Written task
The lines to extract run from the first line of the material below to the line containing "[392, 4.7], [420, 4.0], [441, 3.5], [473, 2.4]];", both included; leave the pictures behind.

Supplied information
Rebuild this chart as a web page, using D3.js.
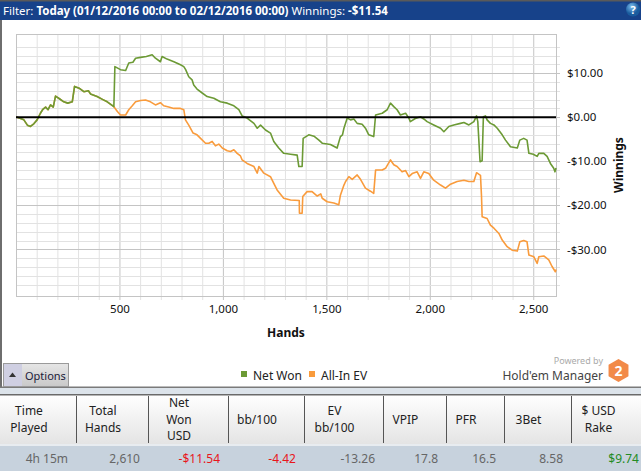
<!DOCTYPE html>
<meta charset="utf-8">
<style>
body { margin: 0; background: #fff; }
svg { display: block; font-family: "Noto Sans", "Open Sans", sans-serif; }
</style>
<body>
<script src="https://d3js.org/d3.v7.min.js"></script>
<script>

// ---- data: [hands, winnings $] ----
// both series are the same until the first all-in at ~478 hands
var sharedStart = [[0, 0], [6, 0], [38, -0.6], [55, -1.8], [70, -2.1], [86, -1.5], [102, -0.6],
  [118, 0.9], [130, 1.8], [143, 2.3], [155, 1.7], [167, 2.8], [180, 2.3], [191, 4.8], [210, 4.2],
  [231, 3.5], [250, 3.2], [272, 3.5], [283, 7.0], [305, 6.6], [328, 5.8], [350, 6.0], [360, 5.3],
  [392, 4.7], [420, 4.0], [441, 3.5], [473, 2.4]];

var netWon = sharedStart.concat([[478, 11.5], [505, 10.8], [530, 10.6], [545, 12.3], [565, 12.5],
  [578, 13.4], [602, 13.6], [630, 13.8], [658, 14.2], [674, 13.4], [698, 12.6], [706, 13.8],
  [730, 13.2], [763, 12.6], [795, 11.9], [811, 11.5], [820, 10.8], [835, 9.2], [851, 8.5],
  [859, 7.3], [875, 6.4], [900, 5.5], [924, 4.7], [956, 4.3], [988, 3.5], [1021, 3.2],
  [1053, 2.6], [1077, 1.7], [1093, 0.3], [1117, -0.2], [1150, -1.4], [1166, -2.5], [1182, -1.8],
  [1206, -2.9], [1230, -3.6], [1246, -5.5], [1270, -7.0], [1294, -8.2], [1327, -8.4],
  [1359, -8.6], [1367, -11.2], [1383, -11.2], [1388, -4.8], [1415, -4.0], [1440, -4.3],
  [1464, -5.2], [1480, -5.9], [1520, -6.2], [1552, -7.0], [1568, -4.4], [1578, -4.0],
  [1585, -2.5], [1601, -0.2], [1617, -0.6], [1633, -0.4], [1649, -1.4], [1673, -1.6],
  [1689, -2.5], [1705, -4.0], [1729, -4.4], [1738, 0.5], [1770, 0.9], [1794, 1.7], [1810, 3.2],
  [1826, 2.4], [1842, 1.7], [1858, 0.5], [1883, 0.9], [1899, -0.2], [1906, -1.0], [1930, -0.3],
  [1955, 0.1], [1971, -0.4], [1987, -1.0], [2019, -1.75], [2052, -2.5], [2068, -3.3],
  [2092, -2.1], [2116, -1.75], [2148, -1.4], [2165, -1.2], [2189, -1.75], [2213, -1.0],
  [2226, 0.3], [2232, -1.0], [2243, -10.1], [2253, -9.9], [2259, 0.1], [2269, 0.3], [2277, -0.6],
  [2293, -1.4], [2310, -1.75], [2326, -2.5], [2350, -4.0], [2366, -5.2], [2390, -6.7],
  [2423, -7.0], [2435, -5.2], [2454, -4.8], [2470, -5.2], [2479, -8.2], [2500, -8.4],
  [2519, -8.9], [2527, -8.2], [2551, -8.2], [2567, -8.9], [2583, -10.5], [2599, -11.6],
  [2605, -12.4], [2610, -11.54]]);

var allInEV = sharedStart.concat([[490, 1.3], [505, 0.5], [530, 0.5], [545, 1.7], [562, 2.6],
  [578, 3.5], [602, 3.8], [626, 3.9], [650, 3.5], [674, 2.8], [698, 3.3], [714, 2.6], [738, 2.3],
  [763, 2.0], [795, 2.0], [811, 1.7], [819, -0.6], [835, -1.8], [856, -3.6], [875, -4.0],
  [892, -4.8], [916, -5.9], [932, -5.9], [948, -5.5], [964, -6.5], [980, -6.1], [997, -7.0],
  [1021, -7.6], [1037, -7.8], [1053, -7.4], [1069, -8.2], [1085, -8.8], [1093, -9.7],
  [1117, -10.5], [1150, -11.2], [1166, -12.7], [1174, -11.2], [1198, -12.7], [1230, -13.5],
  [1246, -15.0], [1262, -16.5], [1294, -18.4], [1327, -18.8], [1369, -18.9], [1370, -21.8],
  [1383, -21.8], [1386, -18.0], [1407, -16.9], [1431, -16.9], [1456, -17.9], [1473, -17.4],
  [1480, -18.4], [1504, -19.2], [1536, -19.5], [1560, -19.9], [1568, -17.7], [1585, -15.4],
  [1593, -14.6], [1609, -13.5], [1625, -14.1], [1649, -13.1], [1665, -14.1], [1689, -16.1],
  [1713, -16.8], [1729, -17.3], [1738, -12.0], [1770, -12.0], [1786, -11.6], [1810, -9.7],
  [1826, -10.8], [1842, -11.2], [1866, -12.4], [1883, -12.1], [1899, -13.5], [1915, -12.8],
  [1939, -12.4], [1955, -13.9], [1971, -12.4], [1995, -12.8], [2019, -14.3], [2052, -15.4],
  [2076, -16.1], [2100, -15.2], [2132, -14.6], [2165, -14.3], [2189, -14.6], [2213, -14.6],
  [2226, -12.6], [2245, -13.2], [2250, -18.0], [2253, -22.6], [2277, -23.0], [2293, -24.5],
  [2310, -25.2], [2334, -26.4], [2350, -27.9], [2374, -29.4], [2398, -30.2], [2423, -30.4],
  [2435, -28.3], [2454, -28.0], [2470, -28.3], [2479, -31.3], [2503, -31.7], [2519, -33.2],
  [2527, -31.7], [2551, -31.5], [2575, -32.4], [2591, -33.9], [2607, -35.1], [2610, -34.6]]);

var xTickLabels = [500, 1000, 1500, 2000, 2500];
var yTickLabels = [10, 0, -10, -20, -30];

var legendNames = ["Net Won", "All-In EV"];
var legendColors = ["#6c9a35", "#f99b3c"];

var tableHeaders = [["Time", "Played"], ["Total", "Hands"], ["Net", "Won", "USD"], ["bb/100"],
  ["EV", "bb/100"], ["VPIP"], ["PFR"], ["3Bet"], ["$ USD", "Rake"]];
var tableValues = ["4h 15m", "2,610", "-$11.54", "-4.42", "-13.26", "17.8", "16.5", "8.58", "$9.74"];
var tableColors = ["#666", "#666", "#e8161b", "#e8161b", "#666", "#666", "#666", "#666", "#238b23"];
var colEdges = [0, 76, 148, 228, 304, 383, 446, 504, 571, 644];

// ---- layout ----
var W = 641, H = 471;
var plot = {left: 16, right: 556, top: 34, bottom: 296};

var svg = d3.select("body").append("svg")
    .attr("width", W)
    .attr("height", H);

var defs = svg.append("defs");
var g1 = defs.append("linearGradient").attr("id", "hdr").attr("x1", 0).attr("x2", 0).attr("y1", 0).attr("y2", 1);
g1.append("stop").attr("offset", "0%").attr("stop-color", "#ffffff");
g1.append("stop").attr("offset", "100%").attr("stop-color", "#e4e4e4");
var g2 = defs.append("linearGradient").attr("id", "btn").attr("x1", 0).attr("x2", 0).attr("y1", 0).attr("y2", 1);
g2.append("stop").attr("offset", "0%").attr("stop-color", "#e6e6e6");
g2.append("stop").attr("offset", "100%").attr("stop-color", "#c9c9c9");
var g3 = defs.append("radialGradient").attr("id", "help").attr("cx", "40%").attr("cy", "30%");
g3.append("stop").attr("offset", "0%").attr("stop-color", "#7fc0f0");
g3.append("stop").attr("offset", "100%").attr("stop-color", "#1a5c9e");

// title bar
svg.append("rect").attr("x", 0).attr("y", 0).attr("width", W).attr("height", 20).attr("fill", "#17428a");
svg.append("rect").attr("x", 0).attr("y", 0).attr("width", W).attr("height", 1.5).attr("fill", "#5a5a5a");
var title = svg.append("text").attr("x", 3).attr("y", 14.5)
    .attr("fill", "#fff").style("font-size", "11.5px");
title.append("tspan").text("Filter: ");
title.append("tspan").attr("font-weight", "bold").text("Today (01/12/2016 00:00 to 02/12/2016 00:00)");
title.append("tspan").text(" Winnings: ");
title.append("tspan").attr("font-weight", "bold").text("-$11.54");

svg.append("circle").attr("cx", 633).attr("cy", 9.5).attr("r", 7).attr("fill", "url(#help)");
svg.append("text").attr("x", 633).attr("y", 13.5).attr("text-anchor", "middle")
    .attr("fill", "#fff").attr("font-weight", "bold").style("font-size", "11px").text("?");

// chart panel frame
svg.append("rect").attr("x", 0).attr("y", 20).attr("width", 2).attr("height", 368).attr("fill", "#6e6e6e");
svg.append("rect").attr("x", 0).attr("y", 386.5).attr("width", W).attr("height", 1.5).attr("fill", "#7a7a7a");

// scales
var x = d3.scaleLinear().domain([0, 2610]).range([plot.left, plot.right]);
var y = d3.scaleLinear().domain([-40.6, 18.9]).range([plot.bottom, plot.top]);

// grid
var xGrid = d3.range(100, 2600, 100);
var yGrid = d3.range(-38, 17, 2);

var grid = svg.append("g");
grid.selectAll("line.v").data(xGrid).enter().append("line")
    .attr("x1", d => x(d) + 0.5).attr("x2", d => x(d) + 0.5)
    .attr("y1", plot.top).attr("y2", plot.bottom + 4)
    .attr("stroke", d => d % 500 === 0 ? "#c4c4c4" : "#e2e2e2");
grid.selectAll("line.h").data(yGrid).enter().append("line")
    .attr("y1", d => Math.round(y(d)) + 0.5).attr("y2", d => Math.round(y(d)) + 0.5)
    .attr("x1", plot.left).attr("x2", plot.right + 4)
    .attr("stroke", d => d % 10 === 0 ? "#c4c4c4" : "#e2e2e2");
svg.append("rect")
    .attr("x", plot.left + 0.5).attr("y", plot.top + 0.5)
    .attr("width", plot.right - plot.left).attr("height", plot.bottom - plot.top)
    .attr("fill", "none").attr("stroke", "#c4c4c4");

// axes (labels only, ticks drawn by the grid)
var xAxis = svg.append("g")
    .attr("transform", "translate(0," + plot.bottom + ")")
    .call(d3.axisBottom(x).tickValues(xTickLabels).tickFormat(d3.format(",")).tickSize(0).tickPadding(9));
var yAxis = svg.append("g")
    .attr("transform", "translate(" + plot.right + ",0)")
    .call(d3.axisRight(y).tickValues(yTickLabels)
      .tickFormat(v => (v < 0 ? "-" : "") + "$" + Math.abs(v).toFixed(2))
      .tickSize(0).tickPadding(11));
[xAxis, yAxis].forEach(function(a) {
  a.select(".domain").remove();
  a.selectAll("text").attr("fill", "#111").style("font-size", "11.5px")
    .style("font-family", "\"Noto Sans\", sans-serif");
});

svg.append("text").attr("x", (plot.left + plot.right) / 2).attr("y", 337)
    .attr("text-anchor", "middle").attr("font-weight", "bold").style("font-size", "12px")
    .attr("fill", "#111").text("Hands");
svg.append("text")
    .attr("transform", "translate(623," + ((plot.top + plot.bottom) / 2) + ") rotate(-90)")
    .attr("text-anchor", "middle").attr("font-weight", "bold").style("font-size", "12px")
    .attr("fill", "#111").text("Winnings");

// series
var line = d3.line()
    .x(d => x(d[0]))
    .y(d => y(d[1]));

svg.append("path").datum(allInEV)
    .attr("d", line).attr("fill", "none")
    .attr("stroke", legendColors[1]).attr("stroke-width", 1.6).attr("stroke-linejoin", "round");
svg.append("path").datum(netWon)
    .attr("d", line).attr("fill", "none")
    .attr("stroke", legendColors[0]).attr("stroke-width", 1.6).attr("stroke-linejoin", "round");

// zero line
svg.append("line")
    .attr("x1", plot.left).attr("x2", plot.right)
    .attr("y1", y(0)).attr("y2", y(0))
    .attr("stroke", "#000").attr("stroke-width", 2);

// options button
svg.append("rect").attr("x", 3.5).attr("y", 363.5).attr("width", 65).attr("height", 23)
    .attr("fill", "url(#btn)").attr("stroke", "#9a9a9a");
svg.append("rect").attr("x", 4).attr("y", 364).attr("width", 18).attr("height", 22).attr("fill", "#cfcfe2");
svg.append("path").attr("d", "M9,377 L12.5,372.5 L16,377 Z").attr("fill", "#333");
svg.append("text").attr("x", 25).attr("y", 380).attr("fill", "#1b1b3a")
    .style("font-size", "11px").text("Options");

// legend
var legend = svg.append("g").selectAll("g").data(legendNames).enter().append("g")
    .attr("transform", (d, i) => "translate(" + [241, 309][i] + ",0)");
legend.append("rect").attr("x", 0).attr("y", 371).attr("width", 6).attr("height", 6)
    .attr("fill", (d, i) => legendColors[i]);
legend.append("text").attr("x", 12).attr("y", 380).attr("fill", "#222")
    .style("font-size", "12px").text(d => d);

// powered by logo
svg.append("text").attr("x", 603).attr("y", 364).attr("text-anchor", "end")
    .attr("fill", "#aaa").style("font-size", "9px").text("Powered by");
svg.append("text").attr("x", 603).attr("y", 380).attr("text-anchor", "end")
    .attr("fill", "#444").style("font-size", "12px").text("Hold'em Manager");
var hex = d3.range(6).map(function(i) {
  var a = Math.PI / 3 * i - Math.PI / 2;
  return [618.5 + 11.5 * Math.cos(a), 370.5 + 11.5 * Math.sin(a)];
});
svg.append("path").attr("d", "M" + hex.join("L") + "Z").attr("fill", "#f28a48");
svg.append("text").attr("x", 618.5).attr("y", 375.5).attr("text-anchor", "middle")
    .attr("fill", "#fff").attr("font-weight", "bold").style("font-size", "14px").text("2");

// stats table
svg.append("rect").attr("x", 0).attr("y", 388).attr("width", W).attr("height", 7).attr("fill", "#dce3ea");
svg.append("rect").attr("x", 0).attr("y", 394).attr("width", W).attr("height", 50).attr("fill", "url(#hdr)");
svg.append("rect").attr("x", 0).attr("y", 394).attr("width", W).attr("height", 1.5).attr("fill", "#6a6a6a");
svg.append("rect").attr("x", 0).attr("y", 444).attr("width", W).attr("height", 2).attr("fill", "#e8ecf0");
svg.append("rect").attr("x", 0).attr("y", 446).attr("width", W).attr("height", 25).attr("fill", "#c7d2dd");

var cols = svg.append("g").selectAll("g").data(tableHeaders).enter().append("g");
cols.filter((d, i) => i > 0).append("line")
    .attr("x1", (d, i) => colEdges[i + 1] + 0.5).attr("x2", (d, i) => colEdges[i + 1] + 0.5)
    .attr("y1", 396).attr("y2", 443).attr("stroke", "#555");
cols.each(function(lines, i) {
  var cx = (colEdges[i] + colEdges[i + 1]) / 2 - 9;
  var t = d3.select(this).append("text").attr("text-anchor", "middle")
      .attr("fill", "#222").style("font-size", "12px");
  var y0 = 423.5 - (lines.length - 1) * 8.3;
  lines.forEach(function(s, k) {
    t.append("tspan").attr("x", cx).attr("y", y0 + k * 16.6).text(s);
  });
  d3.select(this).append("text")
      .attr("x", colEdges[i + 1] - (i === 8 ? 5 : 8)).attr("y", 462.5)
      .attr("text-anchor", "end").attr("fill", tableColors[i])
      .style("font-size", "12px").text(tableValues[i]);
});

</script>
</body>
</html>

Solution
Rebuild this chart as a web page, using D3.js.
<!DOCTYPE html>
<meta charset="utf-8">
<style>
body { margin: 0; background: #fff; }
svg { display: block; font-family: "Noto Sans", "Open Sans", sans-serif; }
</style>
<body>
<script src="https://d3js.org/d3.v7.min.js"></script>
<script>

// ---- data: [hands, winnings $] ----
// both series are the same until the first all-in at ~478 hands
var sharedStart = [[0, 0], [6, 0], [38, -0.6], [55, -1.8], [70, -2.1], [86, -1.5], [102, -0.6],
  [118, 0.9], [130, 1.8], [143, 2.3], [155, 1.7], [167, 2.8], [180, 2.3], [191, 4.8], [210, 4.2],
  [231, 3.5], [250, 3.2], [272, 3.5], [283, 7.0], [305, 6.6], [328, 5.8], [350, 6.0], [360, 5.3],
  [392, 4.7], [420, 4.0], [441, 3.5], [473, 2.4]];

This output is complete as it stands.